You can blame Shapiro for giving Hafner an outsized contract and for placing too much faith in a player like Peralta who never quite deserved it. You can find a healthy number of baseball executives that would agree with you, too. When it comes to Sizemore, though, there probably isn't an executive in baseball that would yet turn his back on him. And yet, where he seems to be headed is for a career that mirrors that of Rick Manning. That isn't awful, but it you shouldn't pay nearly $8 million a year for it either.

Then there's the money being chewed up by Kerry Wood as he sits in the spot where he's apparently most comfortable, the disabled list. But his $11 million for next season is a club option which means that if he somehow survives the whole season in Cleveland he won't survive the off season.

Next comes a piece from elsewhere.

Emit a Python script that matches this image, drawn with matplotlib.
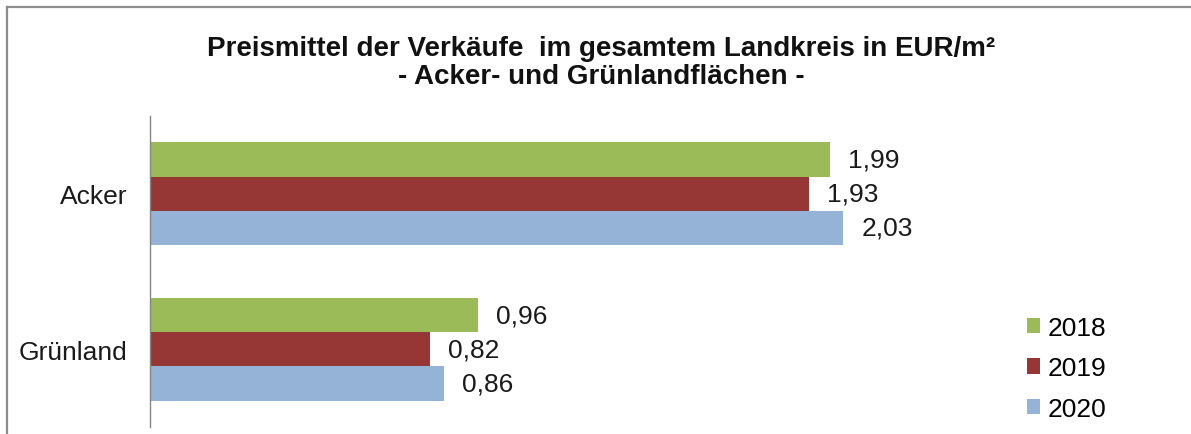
import matplotlib
matplotlib.use("Agg")
import matplotlib.pyplot as plt
from matplotlib.patches import Patch
from matplotlib.lines import Line2D
import numpy as np

plt.rcParams['font.family'] = ['Liberation Sans', 'DejaVu Sans']

categories = ["Acker", "Grünland"]
years = ["2018", "2019", "2020"]
values_2018 = [1.99, 0.96]
values_2019 = [1.93, 0.82]
values_2020 = [2.03, 0.86]
series = [values_2018, values_2019, values_2020]
colors = ["#9BBB59", "#963735", "#95B3D7"]
title = "Preismittel der Verkäufe  im gesamtem Landkreis in EUR/m²\n- Acker- und Grünlandflächen -"

W, H = 1191, 435
fig = plt.figure(figsize=(W / 100, H / 100), dpi=100)
ax = fig.add_axes([150 / W, (H - 428) / H, 854 / W, (428 - 117) / H])

bh = 0.22
y = np.arange(len(categories))
for i, (vals, col) in enumerate(zip(series, colors)):
    pos = y + (i - 1) * bh
    ax.barh(pos, vals, height=bh, color=col, edgecolor='none')
    for p, v in zip(pos, vals):
        ax.text(v + 0.052, p, f"{v:.2f}".replace('.', ','), va='center', ha='left',
                fontsize=19, color='#1a1a1a')

ax.set_ylim(1.5, -0.5)
ax.set_xlim(0, 2.5)
ax.set_yticks(y)
ax.set_yticklabels(categories, fontsize=19, color='#1a1a1a')
ax.tick_params(axis='y', length=0, pad=16)
ax.set_xticks([])
for s in ['top', 'right', 'bottom']:
    ax.spines[s].set_visible(False)
ax.spines['left'].set_color('#868686')
ax.spines['left'].set_linewidth(1.0)

fig.text(601 / W, 1 - 63 / H, title, ha='center', va='center', fontsize=20,
         fontweight='bold', linespacing=1.15, color='#111111')

handles = [Patch(facecolor=c, edgecolor='none', label=l) for c, l in zip(colors, years)]
fig.legend(handles=handles, loc='upper left', bbox_to_anchor=(1027 / W, 1 - 317 / H),
           frameon=False, fontsize=19, handlelength=0.5, handleheight=0.5,
           handletextpad=0.3, labelspacing=0.62, borderpad=0, borderaxespad=0)

# outer frame (top and left edges visible)
fig.add_artist(Line2D([7 / W, 7 / W], [0, 1 - 8 / H], transform=fig.transFigure,
                      color='#8c8c8c', lw=1.6))
fig.add_artist(Line2D([7 / W, 1], [1 - 8 / H, 1 - 8 / H], transform=fig.transFigure,
                      color='#8c8c8c', lw=1.6))

fig.savefig("out.png", dpi=100)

The same applies to pitcher Jake Westbrook, with his $11 million salary. He is the last of the Big Six as he's a free agent next season. His injuries caused him to miss all of last season but let's be honest, before that he was a career .500 pitcher anyway with an ERA well over 4.00. His history indicates he would never have received full value from what they were paying him anyway.

Fausto Carmona is the last of the 7 players making at least $1 million this season. Of the group he's been far and away the most productive. He's also the most mercurial of the group and always on the verge of being a few pitches away from the mess he's been the last two seasons or, stated differently, on the verge of making the Big Six the Big Seven.

Which means, of course, that as long as the majority of this group stays in tact, and it will, for the next few seasons, there's really no reason to think that April 2011 or 2012 is going to be any better.